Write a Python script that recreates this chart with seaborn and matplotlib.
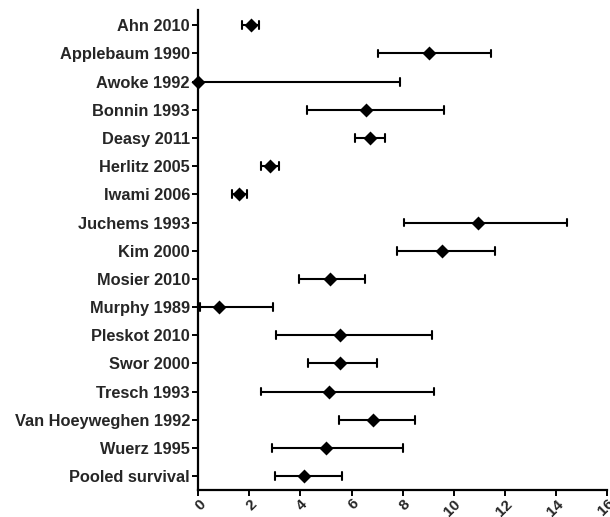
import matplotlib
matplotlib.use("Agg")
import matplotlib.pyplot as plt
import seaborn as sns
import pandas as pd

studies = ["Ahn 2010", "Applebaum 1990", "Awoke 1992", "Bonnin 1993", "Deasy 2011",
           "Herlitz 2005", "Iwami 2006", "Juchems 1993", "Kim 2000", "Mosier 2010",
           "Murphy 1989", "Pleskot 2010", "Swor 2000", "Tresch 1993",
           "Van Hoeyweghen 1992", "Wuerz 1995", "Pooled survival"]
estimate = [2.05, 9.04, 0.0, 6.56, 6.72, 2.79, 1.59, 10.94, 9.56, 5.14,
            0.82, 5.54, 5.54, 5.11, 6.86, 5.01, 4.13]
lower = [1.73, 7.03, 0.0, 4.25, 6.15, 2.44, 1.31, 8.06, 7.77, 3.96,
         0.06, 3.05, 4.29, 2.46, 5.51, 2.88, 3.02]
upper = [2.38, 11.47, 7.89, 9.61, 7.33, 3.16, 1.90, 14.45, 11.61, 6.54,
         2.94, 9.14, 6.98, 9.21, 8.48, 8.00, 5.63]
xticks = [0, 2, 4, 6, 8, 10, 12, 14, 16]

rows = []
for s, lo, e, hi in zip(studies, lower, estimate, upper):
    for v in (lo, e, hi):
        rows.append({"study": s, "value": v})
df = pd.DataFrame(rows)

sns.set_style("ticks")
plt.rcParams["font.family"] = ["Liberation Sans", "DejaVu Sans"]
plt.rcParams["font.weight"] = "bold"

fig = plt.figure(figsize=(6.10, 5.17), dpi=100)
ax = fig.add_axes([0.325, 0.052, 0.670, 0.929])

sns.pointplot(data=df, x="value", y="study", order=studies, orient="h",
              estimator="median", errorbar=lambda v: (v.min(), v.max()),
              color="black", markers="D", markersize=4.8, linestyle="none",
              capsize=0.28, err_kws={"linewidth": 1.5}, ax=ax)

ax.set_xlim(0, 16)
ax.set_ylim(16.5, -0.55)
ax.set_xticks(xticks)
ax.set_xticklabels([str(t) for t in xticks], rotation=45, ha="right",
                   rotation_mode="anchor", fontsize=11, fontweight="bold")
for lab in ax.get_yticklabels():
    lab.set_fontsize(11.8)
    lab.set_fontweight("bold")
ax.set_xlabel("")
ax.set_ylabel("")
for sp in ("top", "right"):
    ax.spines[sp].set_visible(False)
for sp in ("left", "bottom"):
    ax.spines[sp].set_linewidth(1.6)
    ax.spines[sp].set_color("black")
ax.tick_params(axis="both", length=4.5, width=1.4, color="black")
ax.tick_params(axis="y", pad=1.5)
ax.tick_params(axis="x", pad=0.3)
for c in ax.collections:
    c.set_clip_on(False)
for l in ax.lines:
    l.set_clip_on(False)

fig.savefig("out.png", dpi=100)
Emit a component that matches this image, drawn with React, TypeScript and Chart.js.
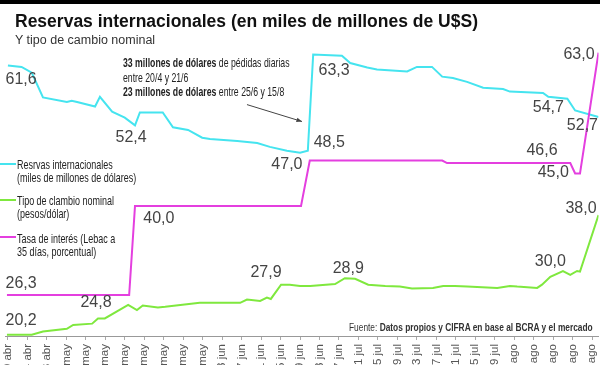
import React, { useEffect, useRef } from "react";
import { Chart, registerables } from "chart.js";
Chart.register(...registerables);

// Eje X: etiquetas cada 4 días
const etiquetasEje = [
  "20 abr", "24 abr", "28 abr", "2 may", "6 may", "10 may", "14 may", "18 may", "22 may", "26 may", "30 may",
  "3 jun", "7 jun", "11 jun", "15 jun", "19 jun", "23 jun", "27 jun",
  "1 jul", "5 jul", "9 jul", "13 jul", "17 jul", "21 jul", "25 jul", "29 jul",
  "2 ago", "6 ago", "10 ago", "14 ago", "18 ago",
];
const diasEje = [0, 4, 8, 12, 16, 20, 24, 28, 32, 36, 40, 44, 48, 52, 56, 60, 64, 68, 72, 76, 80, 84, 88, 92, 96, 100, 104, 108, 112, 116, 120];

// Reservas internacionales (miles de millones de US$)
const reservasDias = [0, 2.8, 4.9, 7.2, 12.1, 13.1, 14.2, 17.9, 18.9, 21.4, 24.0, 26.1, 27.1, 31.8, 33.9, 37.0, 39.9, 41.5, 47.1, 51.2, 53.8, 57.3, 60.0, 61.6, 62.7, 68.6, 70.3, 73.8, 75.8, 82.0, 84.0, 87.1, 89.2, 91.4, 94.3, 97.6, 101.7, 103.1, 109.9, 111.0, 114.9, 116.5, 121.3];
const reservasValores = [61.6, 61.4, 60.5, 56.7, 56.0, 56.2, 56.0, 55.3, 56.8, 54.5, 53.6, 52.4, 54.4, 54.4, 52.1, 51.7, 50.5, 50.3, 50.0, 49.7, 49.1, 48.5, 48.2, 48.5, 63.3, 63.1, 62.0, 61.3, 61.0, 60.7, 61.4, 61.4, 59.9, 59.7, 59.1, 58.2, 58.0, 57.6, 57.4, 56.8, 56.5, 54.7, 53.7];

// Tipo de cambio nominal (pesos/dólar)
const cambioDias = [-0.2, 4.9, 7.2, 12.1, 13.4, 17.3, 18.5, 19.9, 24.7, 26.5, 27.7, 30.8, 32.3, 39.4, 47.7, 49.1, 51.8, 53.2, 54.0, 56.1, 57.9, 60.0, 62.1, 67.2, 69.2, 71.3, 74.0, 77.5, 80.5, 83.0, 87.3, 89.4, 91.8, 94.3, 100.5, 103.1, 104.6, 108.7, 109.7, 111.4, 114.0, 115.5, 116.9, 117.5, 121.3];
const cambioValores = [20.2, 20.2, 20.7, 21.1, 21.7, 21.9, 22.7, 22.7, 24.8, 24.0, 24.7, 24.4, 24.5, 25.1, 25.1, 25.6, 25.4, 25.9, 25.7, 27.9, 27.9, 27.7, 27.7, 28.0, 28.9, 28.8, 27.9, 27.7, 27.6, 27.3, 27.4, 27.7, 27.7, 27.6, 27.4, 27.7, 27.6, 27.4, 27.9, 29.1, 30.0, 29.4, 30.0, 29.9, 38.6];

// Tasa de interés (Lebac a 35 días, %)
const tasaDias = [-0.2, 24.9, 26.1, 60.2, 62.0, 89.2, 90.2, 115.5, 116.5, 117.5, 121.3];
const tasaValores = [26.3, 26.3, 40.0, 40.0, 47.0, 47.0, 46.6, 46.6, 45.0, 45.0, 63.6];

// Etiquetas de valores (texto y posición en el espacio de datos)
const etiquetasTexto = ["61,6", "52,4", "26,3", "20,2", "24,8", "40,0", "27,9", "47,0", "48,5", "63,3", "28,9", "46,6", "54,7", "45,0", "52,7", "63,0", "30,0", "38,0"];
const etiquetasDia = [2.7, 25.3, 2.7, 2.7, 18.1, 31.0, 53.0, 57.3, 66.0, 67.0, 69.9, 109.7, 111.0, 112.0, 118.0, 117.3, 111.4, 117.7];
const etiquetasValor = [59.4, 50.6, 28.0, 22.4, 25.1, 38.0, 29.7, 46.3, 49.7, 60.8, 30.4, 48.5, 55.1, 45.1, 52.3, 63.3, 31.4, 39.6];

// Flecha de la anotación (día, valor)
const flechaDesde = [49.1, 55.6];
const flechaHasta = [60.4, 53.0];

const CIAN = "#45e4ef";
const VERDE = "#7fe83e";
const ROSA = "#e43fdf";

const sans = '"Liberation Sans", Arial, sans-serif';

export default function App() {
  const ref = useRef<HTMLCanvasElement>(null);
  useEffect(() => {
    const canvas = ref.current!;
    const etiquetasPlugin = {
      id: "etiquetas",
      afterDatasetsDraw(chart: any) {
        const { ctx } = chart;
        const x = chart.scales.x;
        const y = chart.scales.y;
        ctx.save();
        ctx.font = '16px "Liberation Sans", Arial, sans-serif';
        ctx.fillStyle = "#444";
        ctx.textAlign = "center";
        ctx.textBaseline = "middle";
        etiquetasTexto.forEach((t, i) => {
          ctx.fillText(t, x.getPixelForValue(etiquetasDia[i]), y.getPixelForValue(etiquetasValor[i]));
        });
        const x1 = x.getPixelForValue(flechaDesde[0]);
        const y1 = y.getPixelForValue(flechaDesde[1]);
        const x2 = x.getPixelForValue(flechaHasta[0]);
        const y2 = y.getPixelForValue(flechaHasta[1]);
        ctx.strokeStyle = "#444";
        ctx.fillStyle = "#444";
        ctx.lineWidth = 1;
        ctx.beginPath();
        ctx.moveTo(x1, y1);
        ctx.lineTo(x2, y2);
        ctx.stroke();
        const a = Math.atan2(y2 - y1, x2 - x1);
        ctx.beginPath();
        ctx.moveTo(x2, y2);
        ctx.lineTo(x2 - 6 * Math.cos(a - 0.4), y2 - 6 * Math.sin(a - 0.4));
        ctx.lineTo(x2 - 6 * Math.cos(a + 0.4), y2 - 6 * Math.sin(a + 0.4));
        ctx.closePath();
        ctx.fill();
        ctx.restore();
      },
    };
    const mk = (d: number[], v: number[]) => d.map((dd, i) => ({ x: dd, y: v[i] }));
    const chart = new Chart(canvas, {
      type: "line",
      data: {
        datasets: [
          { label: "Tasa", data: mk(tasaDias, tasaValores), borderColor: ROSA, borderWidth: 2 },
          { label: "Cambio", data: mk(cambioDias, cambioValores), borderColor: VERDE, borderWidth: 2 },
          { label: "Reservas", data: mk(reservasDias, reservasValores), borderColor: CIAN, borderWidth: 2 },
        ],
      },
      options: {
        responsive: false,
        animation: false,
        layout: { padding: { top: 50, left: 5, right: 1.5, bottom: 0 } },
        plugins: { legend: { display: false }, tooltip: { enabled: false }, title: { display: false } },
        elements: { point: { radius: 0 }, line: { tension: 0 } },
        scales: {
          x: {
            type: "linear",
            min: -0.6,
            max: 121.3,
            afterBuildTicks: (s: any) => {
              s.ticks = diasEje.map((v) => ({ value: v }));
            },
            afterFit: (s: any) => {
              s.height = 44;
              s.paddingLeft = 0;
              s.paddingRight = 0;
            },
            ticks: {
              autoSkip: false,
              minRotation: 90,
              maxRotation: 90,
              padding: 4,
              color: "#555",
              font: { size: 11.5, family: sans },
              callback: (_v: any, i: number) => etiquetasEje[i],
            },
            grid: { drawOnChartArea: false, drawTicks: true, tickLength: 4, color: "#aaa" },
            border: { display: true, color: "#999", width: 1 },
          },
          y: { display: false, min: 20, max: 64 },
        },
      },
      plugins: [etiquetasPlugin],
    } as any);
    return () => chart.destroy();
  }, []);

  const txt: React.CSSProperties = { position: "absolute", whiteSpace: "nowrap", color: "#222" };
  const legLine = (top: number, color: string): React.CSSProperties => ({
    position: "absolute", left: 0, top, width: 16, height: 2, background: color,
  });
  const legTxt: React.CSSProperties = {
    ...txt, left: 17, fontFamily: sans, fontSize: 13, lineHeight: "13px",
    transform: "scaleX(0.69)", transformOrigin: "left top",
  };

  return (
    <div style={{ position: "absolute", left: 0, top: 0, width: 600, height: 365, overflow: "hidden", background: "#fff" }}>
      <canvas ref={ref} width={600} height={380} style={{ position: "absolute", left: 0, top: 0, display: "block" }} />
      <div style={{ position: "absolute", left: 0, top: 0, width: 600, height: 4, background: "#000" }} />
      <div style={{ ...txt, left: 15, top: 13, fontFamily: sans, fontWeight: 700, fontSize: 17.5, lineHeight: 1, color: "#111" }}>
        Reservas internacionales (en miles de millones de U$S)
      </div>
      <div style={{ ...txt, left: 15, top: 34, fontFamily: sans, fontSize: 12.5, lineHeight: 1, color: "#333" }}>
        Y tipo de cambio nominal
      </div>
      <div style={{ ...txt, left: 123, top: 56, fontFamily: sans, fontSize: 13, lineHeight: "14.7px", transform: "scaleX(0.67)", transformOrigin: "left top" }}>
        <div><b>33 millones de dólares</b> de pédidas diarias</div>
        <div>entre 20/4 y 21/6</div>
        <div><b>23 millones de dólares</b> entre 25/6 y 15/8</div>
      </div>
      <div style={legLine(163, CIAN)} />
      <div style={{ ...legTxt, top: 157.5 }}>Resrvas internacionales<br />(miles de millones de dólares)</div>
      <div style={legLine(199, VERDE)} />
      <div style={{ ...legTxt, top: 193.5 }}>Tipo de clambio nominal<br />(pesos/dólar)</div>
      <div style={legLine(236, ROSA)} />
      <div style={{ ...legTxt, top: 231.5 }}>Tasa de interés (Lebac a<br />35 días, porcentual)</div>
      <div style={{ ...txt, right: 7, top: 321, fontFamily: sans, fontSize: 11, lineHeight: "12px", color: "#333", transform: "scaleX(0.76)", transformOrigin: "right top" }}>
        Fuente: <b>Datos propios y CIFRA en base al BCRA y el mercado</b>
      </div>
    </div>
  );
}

----

Count each line above in which the string "this" appears, then state only the total.

2